Processing pipeline:

  1. symphonia decodes audio/video packets to mono f32 PCM (streaming, not buffered).
  2. LinearResampler resamples to 16 kHz if the native sample rate differs.
  3. Silero VAD processes 512-sample (32 ms) windows and detects speech segments.
  4. OfflineRecognizer transcribes each speech segment.
  5. Results are accumulated and polled by the frontend every 200 ms.

Troubleshooting

ProblemSolution
"Models are still loading" on startupModels load in a background thread. Wait a few seconds.
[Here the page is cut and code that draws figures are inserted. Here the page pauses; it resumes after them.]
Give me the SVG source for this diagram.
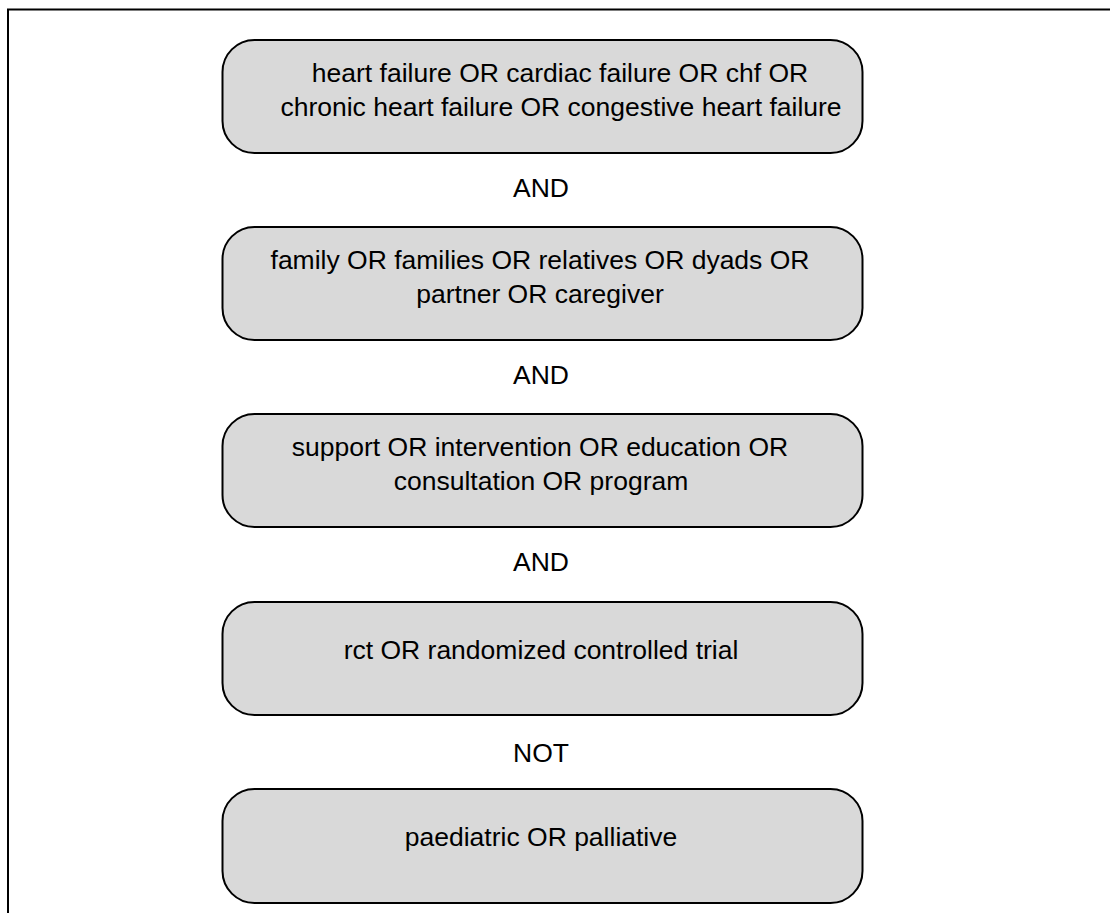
<svg xmlns="http://www.w3.org/2000/svg" width="1110" height="913" viewBox="0 0 1110 913">
<style>
.box{fill:#d9d9d9;stroke:#000;stroke-width:2}
.t{font-family:"Liberation Sans",Arial,sans-serif;font-size:26.5px;fill:#000;text-anchor:middle}
.frame{fill:none;stroke:#000;stroke-width:2}
</style>
<rect width="1110" height="913" fill="#fff"/>
<path class="frame" d="M8,913 V9.5 H1110"/>
<g id="connectors">
<text class="t" x="541" y="197">AND</text>
<text class="t" x="541" y="384">AND</text>
<text class="t" x="541" y="571">AND</text>
<text class="t" x="541" y="762">NOT</text>
</g>
<g id="node1">
<rect class="box" x="222.5" y="40" width="640" height="113" rx="32"/>
<text class="t" x="560" y="82">heart failure OR cardiac failure OR chf OR</text>
<text class="t" x="561" y="116">chronic heart failure OR congestive heart failure</text>
</g>
<g id="node2">
<rect class="box" x="222.5" y="227" width="640" height="113" rx="32"/>
<text class="t" x="540" y="269">family OR families OR relatives OR dyads OR</text>
<text class="t" x="540" y="303">partner OR caregiver</text>
</g>
<g id="node3">
<rect class="box" x="222.5" y="414" width="640" height="113" rx="32"/>
<text class="t" x="540" y="456">support OR intervention OR education OR</text>
<text class="t" x="541" y="490">consultation OR program</text>
</g>
<g id="node4">
<rect class="box" x="222.5" y="602" width="640" height="113" rx="32"/>
<text class="t" x="541" y="659">rct OR randomized controlled trial</text>
</g>
<g id="node5">
<rect class="box" x="222.5" y="789" width="640" height="114" rx="32"/>
<text class="t" x="541" y="846">paediatric OR palliative</text>
</g>
</svg>
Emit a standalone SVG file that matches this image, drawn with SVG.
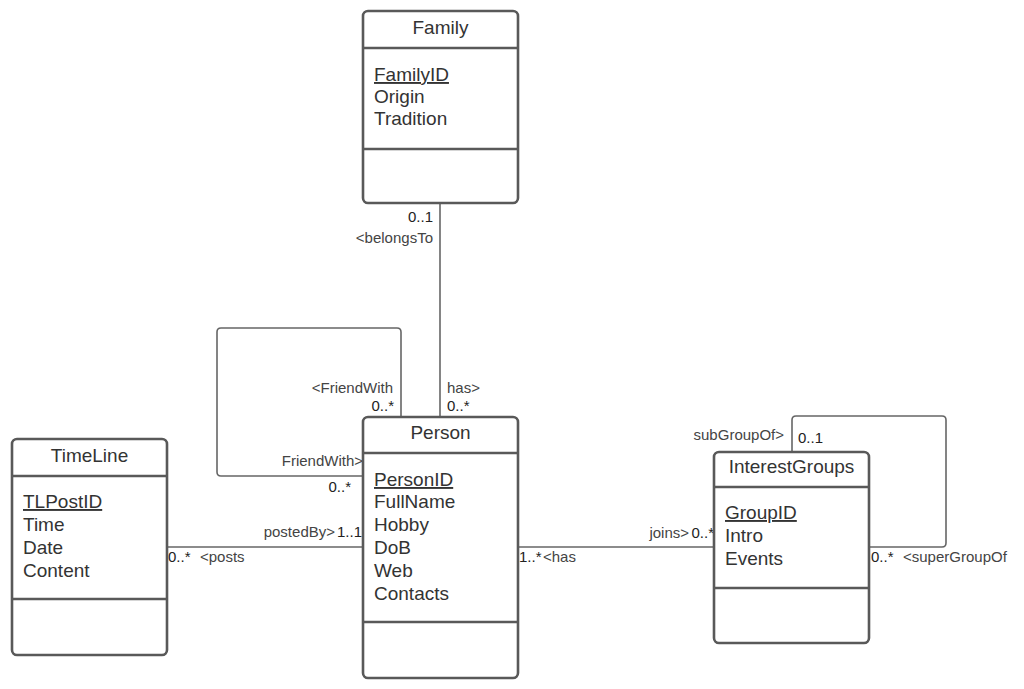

Large models take longer.
"Failed to create recognizer"Check that src-tauri/assets/<MODEL_NAME>/ exists and contains the expected .onnx and tokens.txt files.
"Unsupported format"The audio format may not be enabled in Cargo.toml's symphonia features. Check the [dependencies.symphonia] section.
Black rectangle in playerNormal for audio-only files — the <video> element shows controls but no picture.
App crashes on startupRun npm run dev and check stderr for [init] or [build_models] log lines.

How It Works

  1. Click Select Audio/Video File to choose a file via the native dialog.
  2. The file is decoded packet-by-packet by symphonia to mono f32 PCM samples.
  3. Audio is resampled to 16 kHz (required by Silero VAD).
  4. Audio is fed to the VAD in 512-sample (32 ms) chunks.
  5. Each detected speech segment (> 100 ms) is decoded by the offline recognizer.
  6. Results are displayed in a table with start/end timestamps and text.
  7. Click any row to seek the player to that segment. Subtitles overlay the player.